> _Goal of the exercise_:
Reproduce each line of the material exactly, minus any picture.
######
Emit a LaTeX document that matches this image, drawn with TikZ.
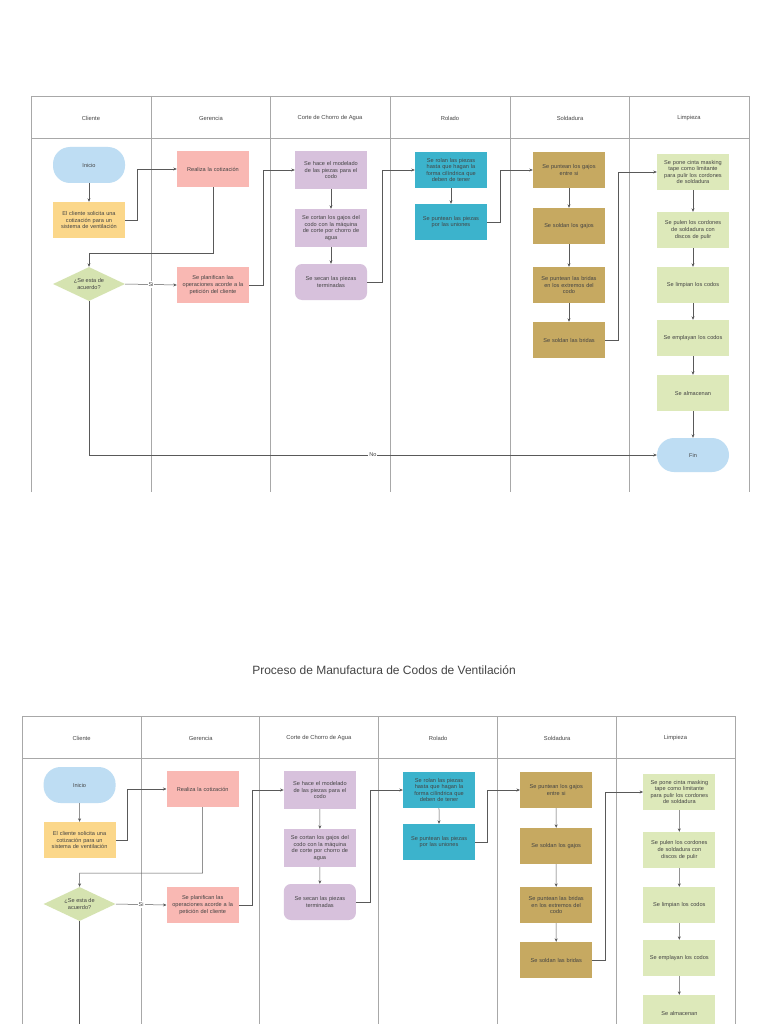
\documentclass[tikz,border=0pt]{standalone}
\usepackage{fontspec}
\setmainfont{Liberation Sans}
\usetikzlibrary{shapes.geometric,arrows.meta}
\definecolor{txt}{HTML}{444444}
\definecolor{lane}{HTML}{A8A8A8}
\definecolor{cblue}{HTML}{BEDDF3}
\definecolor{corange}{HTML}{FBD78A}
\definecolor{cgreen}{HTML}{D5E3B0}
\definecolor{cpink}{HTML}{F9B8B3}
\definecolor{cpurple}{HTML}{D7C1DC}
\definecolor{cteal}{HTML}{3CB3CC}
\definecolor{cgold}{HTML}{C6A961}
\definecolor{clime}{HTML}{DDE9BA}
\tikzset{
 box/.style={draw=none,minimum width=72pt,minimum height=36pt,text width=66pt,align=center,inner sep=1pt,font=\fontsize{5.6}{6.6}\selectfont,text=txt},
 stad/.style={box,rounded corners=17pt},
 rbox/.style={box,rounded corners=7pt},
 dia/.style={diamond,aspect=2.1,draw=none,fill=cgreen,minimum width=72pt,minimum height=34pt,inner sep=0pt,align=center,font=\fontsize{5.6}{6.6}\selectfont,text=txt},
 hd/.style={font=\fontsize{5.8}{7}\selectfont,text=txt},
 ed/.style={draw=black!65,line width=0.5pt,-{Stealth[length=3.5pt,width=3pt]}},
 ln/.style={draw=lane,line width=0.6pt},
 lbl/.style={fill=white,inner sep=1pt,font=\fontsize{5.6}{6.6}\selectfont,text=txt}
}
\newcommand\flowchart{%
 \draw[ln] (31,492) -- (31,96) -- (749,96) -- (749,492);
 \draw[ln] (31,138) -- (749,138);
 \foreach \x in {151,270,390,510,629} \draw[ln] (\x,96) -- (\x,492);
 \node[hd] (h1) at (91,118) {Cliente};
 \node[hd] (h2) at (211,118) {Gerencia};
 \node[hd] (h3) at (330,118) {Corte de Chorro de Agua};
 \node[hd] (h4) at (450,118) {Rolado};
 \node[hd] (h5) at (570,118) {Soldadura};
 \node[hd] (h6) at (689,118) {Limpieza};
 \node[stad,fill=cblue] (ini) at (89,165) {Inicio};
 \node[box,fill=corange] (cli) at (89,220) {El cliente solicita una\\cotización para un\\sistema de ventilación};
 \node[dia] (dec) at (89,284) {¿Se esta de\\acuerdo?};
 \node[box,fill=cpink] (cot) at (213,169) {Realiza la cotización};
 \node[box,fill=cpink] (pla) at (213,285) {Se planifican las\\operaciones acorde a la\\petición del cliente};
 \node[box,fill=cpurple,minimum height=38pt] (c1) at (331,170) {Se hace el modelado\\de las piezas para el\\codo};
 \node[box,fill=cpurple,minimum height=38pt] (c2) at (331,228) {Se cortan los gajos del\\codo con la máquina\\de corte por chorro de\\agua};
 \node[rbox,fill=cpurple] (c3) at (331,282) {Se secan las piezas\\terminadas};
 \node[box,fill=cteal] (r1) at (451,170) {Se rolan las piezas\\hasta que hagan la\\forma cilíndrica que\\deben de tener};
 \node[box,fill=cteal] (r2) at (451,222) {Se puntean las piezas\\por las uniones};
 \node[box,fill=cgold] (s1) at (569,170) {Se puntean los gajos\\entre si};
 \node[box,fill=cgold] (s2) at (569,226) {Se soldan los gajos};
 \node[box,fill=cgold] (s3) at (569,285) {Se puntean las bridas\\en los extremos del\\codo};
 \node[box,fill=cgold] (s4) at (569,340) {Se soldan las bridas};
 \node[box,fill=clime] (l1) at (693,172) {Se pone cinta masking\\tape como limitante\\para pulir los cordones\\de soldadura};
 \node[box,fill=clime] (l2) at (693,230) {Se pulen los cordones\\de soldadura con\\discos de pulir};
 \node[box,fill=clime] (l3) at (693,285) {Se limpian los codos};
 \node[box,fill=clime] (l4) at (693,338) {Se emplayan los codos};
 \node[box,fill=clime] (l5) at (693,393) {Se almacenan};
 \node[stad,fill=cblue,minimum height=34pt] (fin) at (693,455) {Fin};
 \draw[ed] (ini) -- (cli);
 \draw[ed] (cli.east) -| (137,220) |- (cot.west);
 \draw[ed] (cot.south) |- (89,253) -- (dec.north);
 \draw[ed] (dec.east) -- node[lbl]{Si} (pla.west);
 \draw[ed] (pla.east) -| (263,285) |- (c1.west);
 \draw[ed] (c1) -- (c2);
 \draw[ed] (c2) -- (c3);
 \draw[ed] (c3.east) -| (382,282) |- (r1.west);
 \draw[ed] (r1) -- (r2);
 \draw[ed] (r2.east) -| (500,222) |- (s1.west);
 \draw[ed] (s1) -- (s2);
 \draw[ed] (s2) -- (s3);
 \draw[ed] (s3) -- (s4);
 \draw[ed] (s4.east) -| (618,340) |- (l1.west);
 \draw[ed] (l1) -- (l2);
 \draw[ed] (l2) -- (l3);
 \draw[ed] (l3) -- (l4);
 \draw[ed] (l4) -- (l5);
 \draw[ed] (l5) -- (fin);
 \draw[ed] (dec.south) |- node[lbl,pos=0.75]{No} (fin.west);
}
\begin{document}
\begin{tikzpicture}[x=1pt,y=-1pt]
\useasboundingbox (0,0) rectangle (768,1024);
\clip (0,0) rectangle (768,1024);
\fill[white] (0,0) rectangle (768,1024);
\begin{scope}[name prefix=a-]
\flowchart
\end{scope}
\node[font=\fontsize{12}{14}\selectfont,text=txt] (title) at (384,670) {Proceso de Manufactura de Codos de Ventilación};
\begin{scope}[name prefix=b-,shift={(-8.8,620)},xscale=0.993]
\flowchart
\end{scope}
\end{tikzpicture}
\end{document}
######
> _Response below_:
Emit a LaTeX document that matches this image, drawn with TikZ.
\documentclass[tikz,border=0pt]{standalone}
\usepackage{fontspec}
\setmainfont{Liberation Sans}
\usetikzlibrary{shapes.geometric,arrows.meta}
\definecolor{txt}{HTML}{444444}
\definecolor{lane}{HTML}{A8A8A8}
\definecolor{cblue}{HTML}{BEDDF3}
\definecolor{corange}{HTML}{FBD78A}
\definecolor{cgreen}{HTML}{D5E3B0}
\definecolor{cpink}{HTML}{F9B8B3}
\definecolor{cpurple}{HTML}{D7C1DC}
\definecolor{cteal}{HTML}{3CB3CC}
\definecolor{cgold}{HTML}{C6A961}
\definecolor{clime}{HTML}{DDE9BA}
\tikzset{
 box/.style={draw=none,minimum width=72pt,minimum height=36pt,text width=66pt,align=center,inner sep=1pt,font=\fontsize{5.6}{6.6}\selectfont,text=txt},
 stad/.style={box,rounded corners=17pt},
 rbox/.style={box,rounded corners=7pt},
 dia/.style={diamond,aspect=2.1,draw=none,fill=cgreen,minimum width=72pt,minimum height=34pt,inner sep=0pt,align=center,font=\fontsize{5.6}{6.6}\selectfont,text=txt},
 hd/.style={font=\fontsize{5.8}{7}\selectfont,text=txt},
 ed/.style={draw=black!65,line width=0.5pt,-{Stealth[length=3.5pt,width=3pt]}},
 ln/.style={draw=lane,line width=0.6pt},
 lbl/.style={fill=white,inner sep=1pt,font=\fontsize{5.6}{6.6}\selectfont,text=txt}
}
\newcommand\flowchart{%
 \draw[ln] (31,492) -- (31,96) -- (749,96) -- (749,492);
 \draw[ln] (31,138) -- (749,138);
 \foreach \x in {151,270,390,510,629} \draw[ln] (\x,96) -- (\x,492);
 \node[hd] (h1) at (91,118) {Cliente};
 \node[hd] (h2) at (211,118) {Gerencia};
 \node[hd] (h3) at (330,118) {Corte de Chorro de Agua};
 \node[hd] (h4) at (450,118) {Rolado};
 \node[hd] (h5) at (570,118) {Soldadura};
 \node[hd] (h6) at (689,118) {Limpieza};
 \node[stad,fill=cblue] (ini) at (89,165) {Inicio};
 \node[box,fill=corange] (cli) at (89,220) {El cliente solicita una\\cotización para un\\sistema de ventilación};
 \node[dia] (dec) at (89,284) {¿Se esta de\\acuerdo?};
 \node[box,fill=cpink] (cot) at (213,169) {Realiza la cotización};
 \node[box,fill=cpink] (pla) at (213,285) {Se planifican las\\operaciones acorde a la\\petición del cliente};
 \node[box,fill=cpurple,minimum height=38pt] (c1) at (331,170) {Se hace el modelado\\de las piezas para el\\codo};
 \node[box,fill=cpurple,minimum height=38pt] (c2) at (331,228) {Se cortan los gajos del\\codo con la máquina\\de corte por chorro de\\agua};
 \node[rbox,fill=cpurple] (c3) at (331,282) {Se secan las piezas\\terminadas};
 \node[box,fill=cteal] (r1) at (451,170) {Se rolan las piezas\\hasta que hagan la\\forma cilíndrica que\\deben de tener};
 \node[box,fill=cteal] (r2) at (451,222) {Se puntean las piezas\\por las uniones};
 \node[box,fill=cgold] (s1) at (569,170) {Se puntean los gajos\\entre si};
 \node[box,fill=cgold] (s2) at (569,226) {Se soldan los gajos};
 \node[box,fill=cgold] (s3) at (569,285) {Se puntean las bridas\\en los extremos del\\codo};
 \node[box,fill=cgold] (s4) at (569,340) {Se soldan las bridas};
 \node[box,fill=clime] (l1) at (693,172) {Se pone cinta masking\\tape como limitante\\para pulir los cordones\\de soldadura};
 \node[box,fill=clime] (l2) at (693,230) {Se pulen los cordones\\de soldadura con\\discos de pulir};
 \node[box,fill=clime] (l3) at (693,285) {Se limpian los codos};
 \node[box,fill=clime] (l4) at (693,338) {Se emplayan los codos};
 \node[box,fill=clime] (l5) at (693,393) {Se almacenan};
 \node[stad,fill=cblue,minimum height=34pt] (fin) at (693,455) {Fin};
 \draw[ed] (ini) -- (cli);
 \draw[ed] (cli.east) -| (137,220) |- (cot.west);
 \draw[ed] (cot.south) |- (89,253) -- (dec.north);
 \draw[ed] (dec.east) -- node[lbl]{Si} (pla.west);
 \draw[ed] (pla.east) -| (263,285) |- (c1.west);
 \draw[ed] (c1) -- (c2);
 \draw[ed] (c2) -- (c3);
 \draw[ed] (c3.east) -| (382,282) |- (r1.west);
 \draw[ed] (r1) -- (r2);
 \draw[ed] (r2.east) -| (500,222) |- (s1.west);
 \draw[ed] (s1) -- (s2);
 \draw[ed] (s2) -- (s3);
 \draw[ed] (s3) -- (s4);
 \draw[ed] (s4.east) -| (618,340) |- (l1.west);
 \draw[ed] (l1) -- (l2);
 \draw[ed] (l2) -- (l3);
 \draw[ed] (l3) -- (l4);
 \draw[ed] (l4) -- (l5);
 \draw[ed] (l5) -- (fin);
 \draw[ed] (dec.south) |- node[lbl,pos=0.75]{No} (fin.west);
}
\begin{document}
\begin{tikzpicture}[x=1pt,y=-1pt]
\useasboundingbox (0,0) rectangle (768,1024);
\clip (0,0) rectangle (768,1024);
\fill[white] (0,0) rectangle (768,1024);
\begin{scope}[name prefix=a-]
\flowchart
\end{scope}
\node[font=\fontsize{12}{14}\selectfont,text=txt] (title) at (384,670) {Proceso de Manufactura de Codos de Ventilación};
\begin{scope}[name prefix=b-,shift={(-8.8,620)},xscale=0.993]
\flowchart
\end{scope}
\end{tikzpicture}
\end{document}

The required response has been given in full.